Этот реакционно-идеалистический комплекс включает также игнорирование физической стороны жизни. Муж презирает «грубые объятия», жена ходит «на своих тонких интеллигентских ножках», «кушать не просит» и никогда не улыбается, даже получив от мужа очередной подарок, она лишь «нахмурит носик». Что касается ее любви к купанию, то знаменателен выбор глагола — «купаться», а не «плавать», — акцентирующий в этой водной процедуре элемент праздной расслабленности, а не спортивного усилия; плавать героиня роковым для нее образом как раз не умеет. Ненужной вторичностью отличаются и предметы роскоши, символизирующие аристократическую прошлую жизнь, — «безделушки», «подушечки», «консоме», «миленький пеньюар», «одета прекрасно» и т. п. (ср. перчаточный мотив у Толстого в «После бала»).

Иными словами, герои «Дамы с цветами» представляют ‘мертвую культуру’ прошлого, и смерть в самом буквальном смысле слова не замедливает постигнуть их хрупкую идиллию.

Дамочка «пошла после дождя, на своих французских каблучках — и свалилась»: «конечно, занимайся она в свое время хотя бы зарядовой гимнастикой, она <…> выплыла бы. А тут со своими цветами окунулась — и враз пошла ко дну, не сопротивляясь природе».

Рассказчик допускает на момент, но затем отбрасывает возможность самоубийства:

А может, она и нарочно в воду сунулась.

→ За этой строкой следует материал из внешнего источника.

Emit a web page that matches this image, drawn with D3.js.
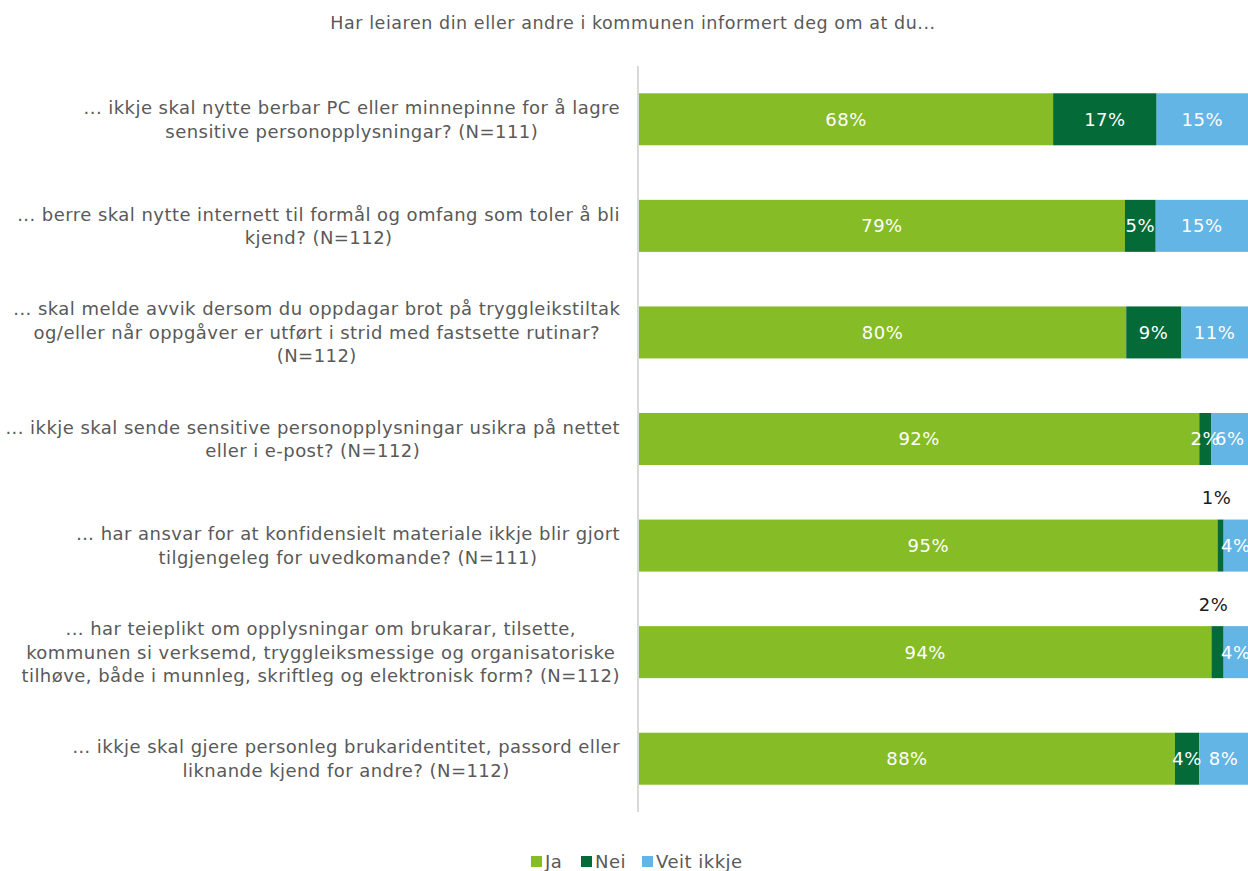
<!DOCTYPE html>
<html>
<head>
<meta charset="utf-8">
<script src="https://cdn.jsdelivr.net/npm/d3@7"></script>
<style>
  html, body { margin: 0; padding: 0; background: #fff; }
  svg { display: block; font-family: "DejaVu Sans", Verdana, sans-serif; }
</style>
</head>
<body>
<svg id="chart" width="1248" height="871"></svg>
<script>
// Survey statements (each line of a label is one entry)
const categories = [
  ["... ikkje skal nytte berbar PC eller minnepinne for å lagre", "sensitive personopplysningar? (N=111)"],
  ["... berre skal nytte internett til formål og omfang som toler å bli", "kjend? (N=112)"],
  ["... skal melde avvik dersom du oppdagar brot på tryggleikstiltak", "og/eller når oppgåver er utført i strid med fastsette rutinar?", "(N=112)"],
  ["... ikkje skal sende sensitive personopplysningar usikra på nettet", "eller i e-post? (N=112)"],
  ["… har ansvar for at konfidensielt materiale ikkje blir gjort", "tilgjengeleg for uvedkomande? (N=111)"],
  ["... har teieplikt om opplysningar om brukarar, tilsette,", "kommunen si verksemd, tryggleiksmessige og organisatoriske", "tilhøve, både i munnleg, skriftleg og elektronisk form? (N=112)"],
  ["… ikkje skal gjere personleg brukaridentitet, passord eller", "liknande kjend for andre? (N=112)"]
];

// Series values (percent)
const ja        = [68, 79, 80, 92, 95, 94, 88];
const nei       = [17,  5,  9,  2,  1,  2,  4];
const veitIkkje = [15, 15, 11,  6,  4,  4,  8];

const seriesNames = ["Ja", "Nei", "Veit ikkje"];
const seriesColors = ["#86BC25", "#046A38", "#62B5E5"];

// Rows whose "Nei" label sits above the bar
const neiLabelAbove = [4, 5];

const title = "Har leiaren din eller andre i kommunen informert deg om at du...";

const svg = d3.select("#chart");
const plot = { left: 639, right: 1248, top: 66, bottom: 812 };
const textColor = "#595959";

// Build normalized stacked rows
const rows = categories.map((c, i) => {
  const vals = [ja[i], nei[i], veitIkkje[i]];
  const total = d3.sum(vals);
  return { i, label: c, vals, total };
});

const y = d3.scaleBand()
  .domain(d3.range(categories.length))
  .range([plot.top, plot.bottom])
  .paddingInner(0.512)
  .paddingOuter(0.256);

const x = d3.scaleLinear().domain([0, 1]).range([plot.left, plot.right]);

// Title
svg.append("text")
  .attr("x", 633).attr("y", 29)
  .attr("text-anchor", "middle")
  .attr("fill", textColor)
  .style("font-size", "17.5px")
  .style("letter-spacing", "0.55px")
  .text(title);

// Bars
const stack = d3.stack()
  .keys([0, 1, 2])
  .value((d, k) => d.vals[k] / d.total);
const layers = stack(rows);

const gBars = svg.append("g");
layers.forEach((layer, k) => {
  gBars.selectAll(null)
    .data(layer)
    .join("rect")
    .attr("x", d => x(d[0]))
    .attr("y", d => y(d.data.i))
    .attr("width", d => x(d[1]) - x(d[0]))
    .attr("height", y.bandwidth())
    .attr("fill", seriesColors[k]);
});

// Value labels
layers.forEach((layer, k) => {
  gBars.selectAll(null)
    .data(layer)
    .join("text")
    .attr("x", d => {
      const above = k === 1 && neiLabelAbove.includes(d.data.i);
      return (x(d[0]) + x(d[1])) / 2 - (above ? 4 : 0);
    })
    .attr("y", d => {
      const above = k === 1 && neiLabelAbove.includes(d.data.i);
      return above ? y(d.data.i) - 22 : y(d.data.i) + y.bandwidth() / 2;
    })
    .attr("dy", "0.36em")
    .attr("text-anchor", "middle")
    .attr("fill", d => (k === 1 && neiLabelAbove.includes(d.data.i)) ? "#1a1a1a" : "#ffffff")
    .style("font-size", "18px")
    .style("letter-spacing", "0.5px")
    .text(d => d.data.vals[k] + "%");
});

// Vertical category axis line
svg.append("line")
  .attr("x1", plot.left - 1).attr("x2", plot.left - 1)
  .attr("y1", plot.top).attr("y2", plot.bottom)
  .attr("stroke", "#BFBFBF").attr("stroke-width", 1.2);

// Category labels: centered block, right edge near the axis
const lineH = 23.5;
const gLab = svg.append("g")
  .attr("fill", textColor)
  .style("font-size", "18px")
  .style("letter-spacing", "0.45px");
rows.forEach(r => {
  const t = gLab.append("text").attr("text-anchor", "middle");
  const spans = r.label.map(s => t.append("tspan").text(s));
  const widths = spans.map(s => s.node().getComputedTextLength());
  const maxW = d3.max(widths);
  const cx = 620 - maxW / 2;
  const n = r.label.length;
  const cy = y(r.i) + y.bandwidth() / 2;
  spans.forEach((s, j) => {
    s.attr("x", cx)
     .attr("y", cy + (j - (n - 1) / 2) * lineH)
     .attr("dy", "0.36em");
  });
});

// Legend
const legend = svg.append("g").style("font-size", "18px").style("letter-spacing", "0.5px");
const legendItems = [
  { name: seriesNames[0], color: seriesColors[0], x: 531 },
  { name: seriesNames[1], color: seriesColors[1], x: 581 },
  { name: seriesNames[2], color: seriesColors[2], x: 642 }
];
legendItems.forEach(it => {
  legend.append("rect")
    .attr("x", it.x).attr("y", 856)
    .attr("width", 11).attr("height", 11)
    .attr("fill", it.color);
  legend.append("text")
    .attr("x", it.x + 14).attr("y", 862)
    .attr("dy", "0.36em")
    .attr("fill", textColor)
    .text(it.name);
});
</script>
</body>
</html>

Может, она жила-жила с таким отсталым элементом и взяла и утонула <…> Но только, конечно, вряд ли.

Но в более широком типологическом смысле эта женщина не менее склонна к самоубийству, «суицидальна», чем любая из тех классических, так сказать, русалок с камелиями, обобщенной карикатурой на которых она является[442]. Абсурдность ее желания смерти (death wish) подчеркнута его сюжетной немотивированностью — в отличие от таких покинутых героинь, как бедная Лиза или Офелия, она замужем и любима.